SODIUM ADSORPTION AND SELECTIVITY COEFFICIENTS FOR CA-NA EXCHANGE ON PEAT: IMPLICATIONS FOR ROAD SALT CONTAMINATION OF PEATLAND SOILS

Road salt (NaCl) runoff elevates sodium concentrations in peatlands, altering water and soil chemistry. Cation exchange reactions affect the storage or release of Na from peat soil, and the degree of Na exchange may be tempered by Ca. This study investigates how the sodium adsorption ratio (SAR = [Na]/([Ca]+[Mg])^0.5) and ionic strength (I) of different NaCl-CaCl₂ solutions affect the exchangeable sodium percentage (ESP) and selectivity coefficients for Ca-Na exchange on peat. Reagents of NaCl-CaCl₂ having SAR values of 1, 2.5, 5, 7, 10, 20, 40, and 60 mM^0.5 and I values of 1, 5, 10, 20, and 50 mM were reacted with peat (catotlem) collected from Hawley Bog, MA. Following equilibration, the entrained solution was analyzed for Ca, Na, Mg, K and pH. Exchangeable cations were determined following reaction with 1M NH₄-Acetate (base cations) and 1M KCl (for H⁺) after correcting for entrained solution chemistry.

At all ionic strengths, Freundlich adsorption isotherms showed more sorbed Ca and Na with higher Ca and Na in the entrained solution. However, the rate of increase differed for Ca and Na. Sorbed Ca leveled off at higher Ca concentrations, and the amount of sorbed Na was minimal at low Na concentrations but increased exponentially at higher concentrations. Similarly, exchangeable sodium percentage (ESP) increased with greater SAR. Sodic ESP levels (>6%) occurred at all I values. Strongly sodic ESP (>15%) occurred when SAR was greater than 20. Therefore, Na readily exchanges with Ca and is preferentially adsorbed by peat at low Ca concentrations.

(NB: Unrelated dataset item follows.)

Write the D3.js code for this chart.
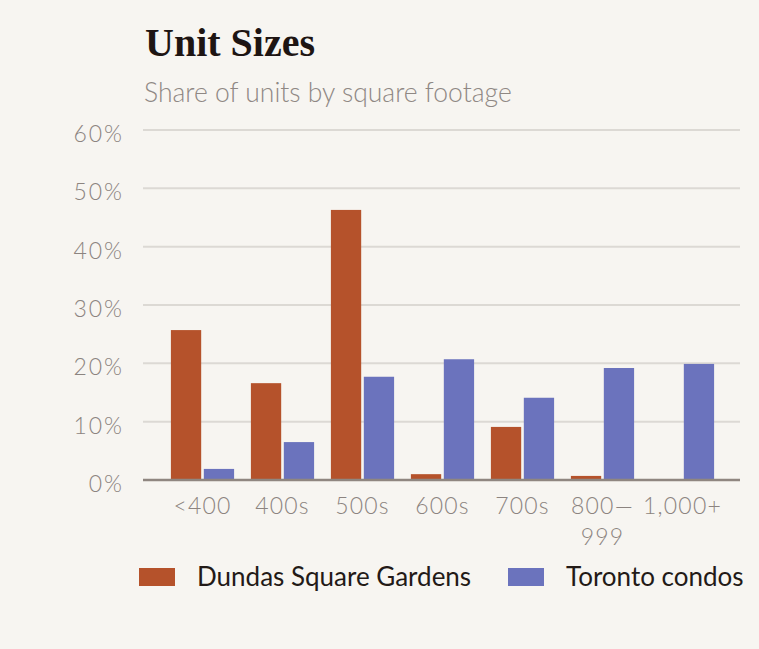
<!DOCTYPE html>
<html>
<head>
<meta charset="utf-8">
<script src="https://cdn.jsdelivr.net/npm/d3@7"></script>
<style>
  body { margin: 0; background: #f7f5f1; }
  svg { display: block; }
</style>
</head>
<body>
<div id="chart"></div>
<script>
// data
var categories = ["<400", "400s", "500s", "600s", "700s", "800—999", "1,000+"]
var seriesNames = ["Dundas Square Gardens", "Toronto condos"]
var dundasValues = [25.7, 16.6, 46.3, 1.0, 9.1, 0.7, 0]
var torontoValues = [1.9, 6.5, 17.7, 20.7, 14.1, 19.2, 19.9]
var yTicks = [0, 10, 20, 30, 40, 50, 60]

var colors = ["#b5522b", "#6b73bd"]

var width = 759, height = 649

var svg = d3.select("#chart").append("svg")
            .attr("width", width)
            .attr("height", height)

svg.append("rect").attr("width", width).attr("height", height).style("fill", "#f7f5f1")

// title + subtitle
svg.append("text").text("Unit Sizes")
   .attr("x", 145)
   .attr("y", 56)
   .style("font-family", "Liberation Serif, serif")
   .style("font-weight", "bold")
   .style("font-size", "40px")
   .style("fill", "#1e1513")

svg.append("text").text("Share of units by square footage")
   .attr("x", 144)
   .attr("y", 102)
   .style("font-family", "Lato, sans-serif")
   .style("font-weight", 300)
   .style("font-size", "26.5px")
   .style("fill", "#8f8884")

var plot = {left: 143, right: 740, top: 130, bottom: 480}

var y = d3.scaleLinear().domain([0, 60]).range([plot.bottom, plot.top])

var x0 = d3.scaleBand().domain(categories)
           .range([162.5, 722.5])
           .paddingInner(0.21)
           .paddingOuter(0.105)

var x1 = d3.scaleBand().domain(seriesNames)
           .range([0, x0.bandwidth()])
           .paddingInner(0.08)

// gridlines
svg.append("g").selectAll("line").data(yTicks.filter(d => d > 0))
   .enter().append("line")
   .attr("x1", plot.left)
   .attr("x2", plot.right)
   .attr("y1", d => y(d))
   .attr("y2", d => y(d))
   .style("stroke", "#dcd9d4")
   .style("stroke-width", 2)

// y labels
svg.append("g").selectAll("text").data(yTicks)
   .enter().append("text")
   .text(d => d + "%")
   .attr("x", 124)
   .attr("y", d => y(d) + 12)
   .attr("text-anchor", "end")
   .style("font-family", "Lato, sans-serif")
   .style("font-weight", 300)
   .style("font-size", "23px")
   .style("letter-spacing", "2px")
   .style("fill", "#8c8480")

// bars
var rows = categories.map((c, i) => ({cat: c, vals: [dundasValues[i], torontoValues[i]]}))

var groups = svg.append("g").selectAll("g").data(rows)
   .enter().append("g")
   .attr("transform", d => `translate(${x0(d.cat)},0)`)

groups.selectAll("rect")
   .data(d => d.vals.map((v, j) => ({name: seriesNames[j], value: v, j: j})))
   .enter().append("rect")
   .attr("x", d => x1(d.name))
   .attr("width", x1.bandwidth())
   .attr("y", d => y(d.value))
   .attr("height", d => y(0) - y(d.value))
   .style("fill", d => colors[d.j])

// baseline
svg.append("line")
   .attr("x1", plot.left)
   .attr("x2", plot.right)
   .attr("y1", y(0))
   .attr("y2", y(0))
   .style("stroke", "#8f8680")
   .style("stroke-width", 2.5)

// x labels (800—999 wraps onto two lines)
var xLabels = svg.append("g").selectAll("text").data(categories)
   .enter().append("text")
   .attr("x", d => x0(d) + x0.bandwidth() / 2)
   .attr("y", 514)
   .attr("text-anchor", "middle")
   .style("font-family", "Lato, sans-serif")
   .style("font-weight", 300)
   .style("font-size", "23px")
   .style("letter-spacing", "1.2px")
   .style("fill", "#8c8480")

xLabels.each(function(d) {
  var parts = d.indexOf("—") > -1 ? [d.split("—")[0] + "—", d.split("—")[1]] : [d]
  var t = d3.select(this)
  parts.forEach(function(p, k) {
    t.append("tspan")
     .attr("x", x0(d) + x0.bandwidth() / 2)
     .attr("dy", k == 0 ? 0 : 31)
     .text(p)
  })
})

// legend
var legendX = [139, 508]
var legend = svg.append("g").selectAll("g").data(seriesNames)
   .enter().append("g")
   .attr("transform", (d, i) => `translate(${legendX[i]},568)`)

legend.append("rect")
   .attr("width", 36)
   .attr("height", 18)
   .style("fill", (d, i) => colors[i])

legend.append("text")
   .text(d => d)
   .attr("x", 58)
   .attr("y", 18)
   .style("font-family", "Lato, sans-serif")
   .style("font-size", "26px")
   .style("fill", "#231a17")
</script>
</body>
</html>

Na-Ca selectivity coefficients determined by Langmuir power functions for all SAR reagents at the same I show a preference for Na over Ca on exchange sites (K_ex > 1), with Na preference decreasing at higher I. Na-Ca selectivity coefficients calculated using the conventional Vaneslow equation for individual SAR solutions show similar results where K_v ≥ 1, and is lower at higher I. However, Ca is preferred over Na (K_v < 1) at I = 50 and at low SAR when I = 20. Independent of method, both selectivity coefficient models demonstrate that Na is more readily sorbed by peat when the proportion of Na to Ca is high, but Na preference is weakened at higher ionic strength. This suggests that the potential for Na exchange onto peat may be lessened at higher levels of road salt contamination, particularly in the presence of Ca.